## start

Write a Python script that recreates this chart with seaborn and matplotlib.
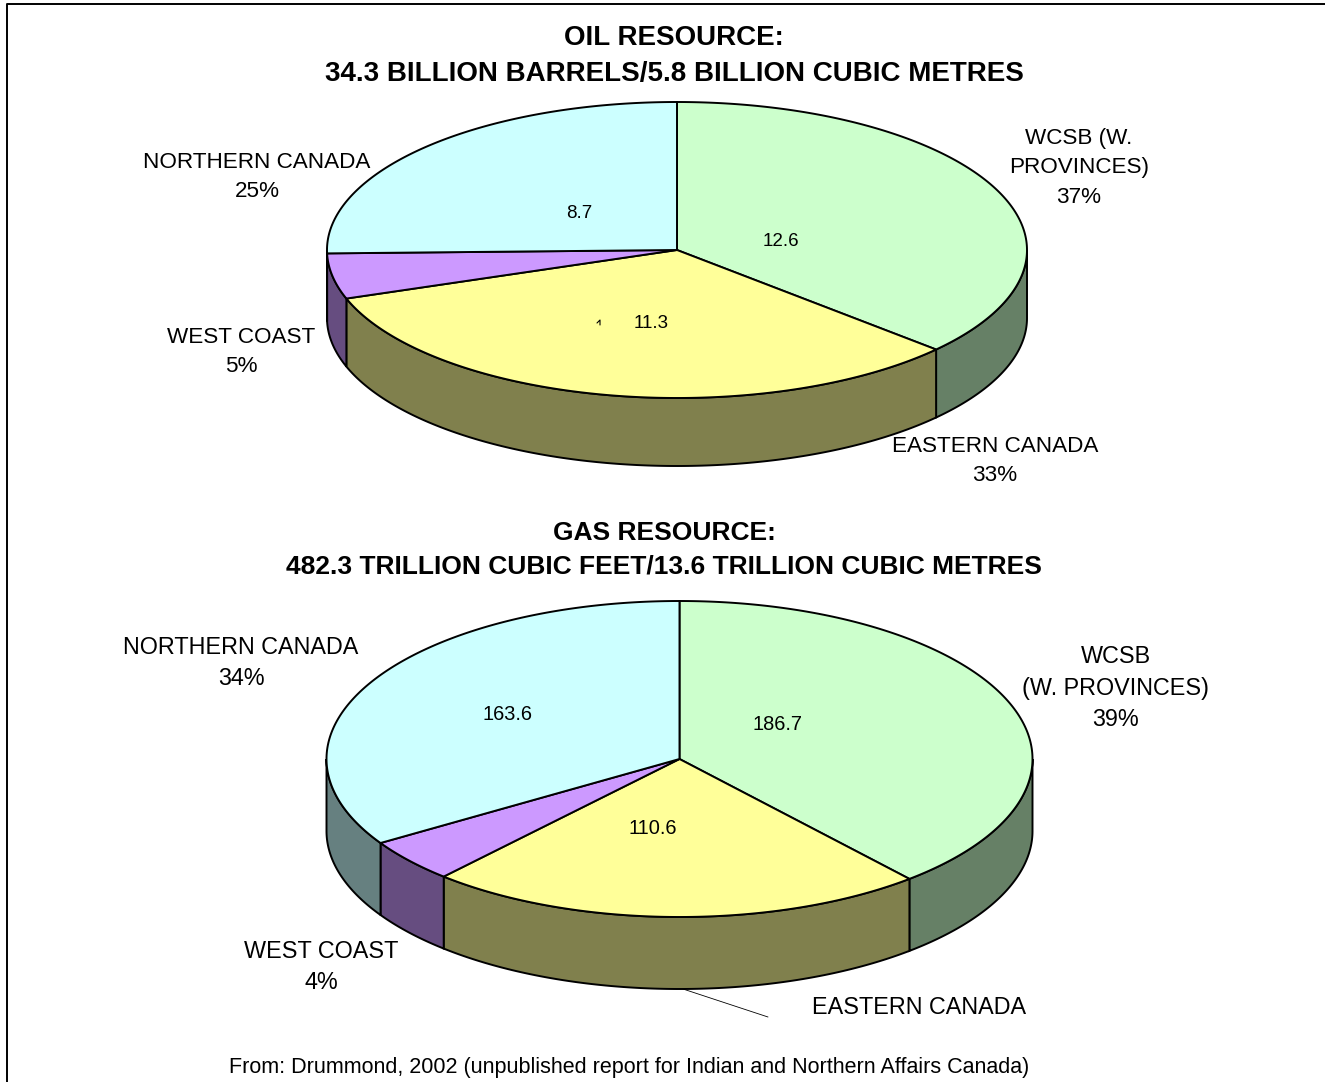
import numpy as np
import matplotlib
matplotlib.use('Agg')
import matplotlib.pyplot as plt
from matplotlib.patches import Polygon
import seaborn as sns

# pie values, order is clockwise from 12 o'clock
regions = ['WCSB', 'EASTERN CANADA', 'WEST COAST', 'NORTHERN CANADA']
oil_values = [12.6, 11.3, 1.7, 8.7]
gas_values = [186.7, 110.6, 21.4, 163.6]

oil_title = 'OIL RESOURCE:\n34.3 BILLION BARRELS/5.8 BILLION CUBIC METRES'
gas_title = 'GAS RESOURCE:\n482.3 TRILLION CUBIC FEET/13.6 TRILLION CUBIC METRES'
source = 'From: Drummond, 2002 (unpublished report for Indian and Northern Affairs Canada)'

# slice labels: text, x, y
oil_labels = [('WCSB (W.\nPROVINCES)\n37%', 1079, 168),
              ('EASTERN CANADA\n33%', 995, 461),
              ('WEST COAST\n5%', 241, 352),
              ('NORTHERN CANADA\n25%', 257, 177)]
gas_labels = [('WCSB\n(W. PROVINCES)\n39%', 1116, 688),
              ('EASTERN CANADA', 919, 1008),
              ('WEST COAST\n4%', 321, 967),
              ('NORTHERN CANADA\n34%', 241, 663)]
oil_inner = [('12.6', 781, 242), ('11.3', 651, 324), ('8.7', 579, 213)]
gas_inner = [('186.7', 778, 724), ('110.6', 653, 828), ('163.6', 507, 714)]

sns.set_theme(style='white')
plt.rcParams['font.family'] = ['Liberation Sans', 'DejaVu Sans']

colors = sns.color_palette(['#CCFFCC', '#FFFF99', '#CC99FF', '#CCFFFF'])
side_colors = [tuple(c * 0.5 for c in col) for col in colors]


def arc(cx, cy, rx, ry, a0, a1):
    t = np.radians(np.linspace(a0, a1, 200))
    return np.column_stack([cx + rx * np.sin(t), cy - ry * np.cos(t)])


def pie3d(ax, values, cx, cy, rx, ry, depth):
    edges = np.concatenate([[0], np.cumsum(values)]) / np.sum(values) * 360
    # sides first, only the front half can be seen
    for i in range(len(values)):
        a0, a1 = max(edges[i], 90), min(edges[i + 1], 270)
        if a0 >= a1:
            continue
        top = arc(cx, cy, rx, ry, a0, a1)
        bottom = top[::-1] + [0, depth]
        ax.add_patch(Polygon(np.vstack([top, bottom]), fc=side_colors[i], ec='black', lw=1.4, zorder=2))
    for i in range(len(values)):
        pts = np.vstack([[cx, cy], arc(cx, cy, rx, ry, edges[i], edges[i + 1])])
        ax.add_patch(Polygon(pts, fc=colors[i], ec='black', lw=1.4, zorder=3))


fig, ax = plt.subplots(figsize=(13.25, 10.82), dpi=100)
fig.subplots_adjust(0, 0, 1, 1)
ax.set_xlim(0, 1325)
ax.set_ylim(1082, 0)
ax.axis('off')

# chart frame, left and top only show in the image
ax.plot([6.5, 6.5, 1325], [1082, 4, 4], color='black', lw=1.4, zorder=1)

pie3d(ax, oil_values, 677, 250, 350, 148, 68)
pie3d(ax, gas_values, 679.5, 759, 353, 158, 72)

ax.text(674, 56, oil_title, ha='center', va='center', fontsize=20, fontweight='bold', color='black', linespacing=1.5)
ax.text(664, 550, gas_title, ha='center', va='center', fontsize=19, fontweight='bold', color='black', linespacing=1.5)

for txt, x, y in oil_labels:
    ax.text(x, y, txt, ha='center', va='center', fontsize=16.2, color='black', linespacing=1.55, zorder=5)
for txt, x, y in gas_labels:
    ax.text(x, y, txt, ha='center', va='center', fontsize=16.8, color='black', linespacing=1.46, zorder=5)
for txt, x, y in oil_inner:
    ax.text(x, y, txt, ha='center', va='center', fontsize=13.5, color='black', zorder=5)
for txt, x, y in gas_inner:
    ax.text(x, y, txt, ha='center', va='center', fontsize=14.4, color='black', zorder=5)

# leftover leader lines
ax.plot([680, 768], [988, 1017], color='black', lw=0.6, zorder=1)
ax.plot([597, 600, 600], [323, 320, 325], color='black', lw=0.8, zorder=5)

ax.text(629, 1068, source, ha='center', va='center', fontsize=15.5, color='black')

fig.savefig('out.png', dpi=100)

## end

THE TASK: Quote in full the listing given above; the images are to be left out.

RESULT FOR THIS EXERCISE:
Write a Python script that recreates this chart with seaborn and matplotlib.
import numpy as np
import matplotlib
matplotlib.use('Agg')
import matplotlib.pyplot as plt
from matplotlib.patches import Polygon
import seaborn as sns

# pie values, order is clockwise from 12 o'clock
regions = ['WCSB', 'EASTERN CANADA', 'WEST COAST', 'NORTHERN CANADA']
oil_values = [12.6, 11.3, 1.7, 8.7]
gas_values = [186.7, 110.6, 21.4, 163.6]

oil_title = 'OIL RESOURCE:\n34.3 BILLION BARRELS/5.8 BILLION CUBIC METRES'
gas_title = 'GAS RESOURCE:\n482.3 TRILLION CUBIC FEET/13.6 TRILLION CUBIC METRES'
source = 'From: Drummond, 2002 (unpublished report for Indian and Northern Affairs Canada)'

# slice labels: text, x, y
oil_labels = [('WCSB (W.\nPROVINCES)\n37%', 1079, 168),
              ('EASTERN CANADA\n33%', 995, 461),
              ('WEST COAST\n5%', 241, 352),
              ('NORTHERN CANADA\n25%', 257, 177)]
gas_labels = [('WCSB\n(W. PROVINCES)\n39%', 1116, 688),
              ('EASTERN CANADA', 919, 1008),
              ('WEST COAST\n4%', 321, 967),
              ('NORTHERN CANADA\n34%', 241, 663)]
oil_inner = [('12.6', 781, 242), ('11.3', 651, 324), ('8.7', 579, 213)]
gas_inner = [('186.7', 778, 724), ('110.6', 653, 828), ('163.6', 507, 714)]

sns.set_theme(style='white')
plt.rcParams['font.family'] = ['Liberation Sans', 'DejaVu Sans']

colors = sns.color_palette(['#CCFFCC', '#FFFF99', '#CC99FF', '#CCFFFF'])
side_colors = [tuple(c * 0.5 for c in col) for col in colors]


def arc(cx, cy, rx, ry, a0, a1):
    t = np.radians(np.linspace(a0, a1, 200))
    return np.column_stack([cx + rx * np.sin(t), cy - ry * np.cos(t)])


def pie3d(ax, values, cx, cy, rx, ry, depth):
    edges = np.concatenate([[0], np.cumsum(values)]) / np.sum(values) * 360
    # sides first, only the front half can be seen
    for i in range(len(values)):
        a0, a1 = max(edges[i], 90), min(edges[i + 1], 270)
        if a0 >= a1:
            continue
        top = arc(cx, cy, rx, ry, a0, a1)
        bottom = top[::-1] + [0, depth]
        ax.add_patch(Polygon(np.vstack([top, bottom]), fc=side_colors[i], ec='black', lw=1.4, zorder=2))
    for i in range(len(values)):
        pts = np.vstack([[cx, cy], arc(cx, cy, rx, ry, edges[i], edges[i + 1])])
        ax.add_patch(Polygon(pts, fc=colors[i], ec='black', lw=1.4, zorder=3))


fig, ax = plt.subplots(figsize=(13.25, 10.82), dpi=100)
fig.subplots_adjust(0, 0, 1, 1)
ax.set_xlim(0, 1325)
ax.set_ylim(1082, 0)
ax.axis('off')

# chart frame, left and top only show in the image
ax.plot([6.5, 6.5, 1325], [1082, 4, 4], color='black', lw=1.4, zorder=1)

pie3d(ax, oil_values, 677, 250, 350, 148, 68)
pie3d(ax, gas_values, 679.5, 759, 353, 158, 72)

ax.text(674, 56, oil_title, ha='center', va='center', fontsize=20, fontweight='bold', color='black', linespacing=1.5)
ax.text(664, 550, gas_title, ha='center', va='center', fontsize=19, fontweight='bold', color='black', linespacing=1.5)

for txt, x, y in oil_labels:
    ax.text(x, y, txt, ha='center', va='center', fontsize=16.2, color='black', linespacing=1.55, zorder=5)
for txt, x, y in gas_labels:
    ax.text(x, y, txt, ha='center', va='center', fontsize=16.8, color='black', linespacing=1.46, zorder=5)
for txt, x, y in oil_inner:
    ax.text(x, y, txt, ha='center', va='center', fontsize=13.5, color='black', zorder=5)
for txt, x, y in gas_inner:
    ax.text(x, y, txt, ha='center', va='center', fontsize=14.4, color='black', zorder=5)

# leftover leader lines
ax.plot([680, 768], [988, 1017], color='black', lw=0.6, zorder=1)
ax.plot([597, 600, 600], [323, 320, 325], color='black', lw=0.8, zorder=5)

ax.text(629, 1068, source, ha='center', va='center', fontsize=15.5, color='black')

fig.savefig('out.png', dpi=100)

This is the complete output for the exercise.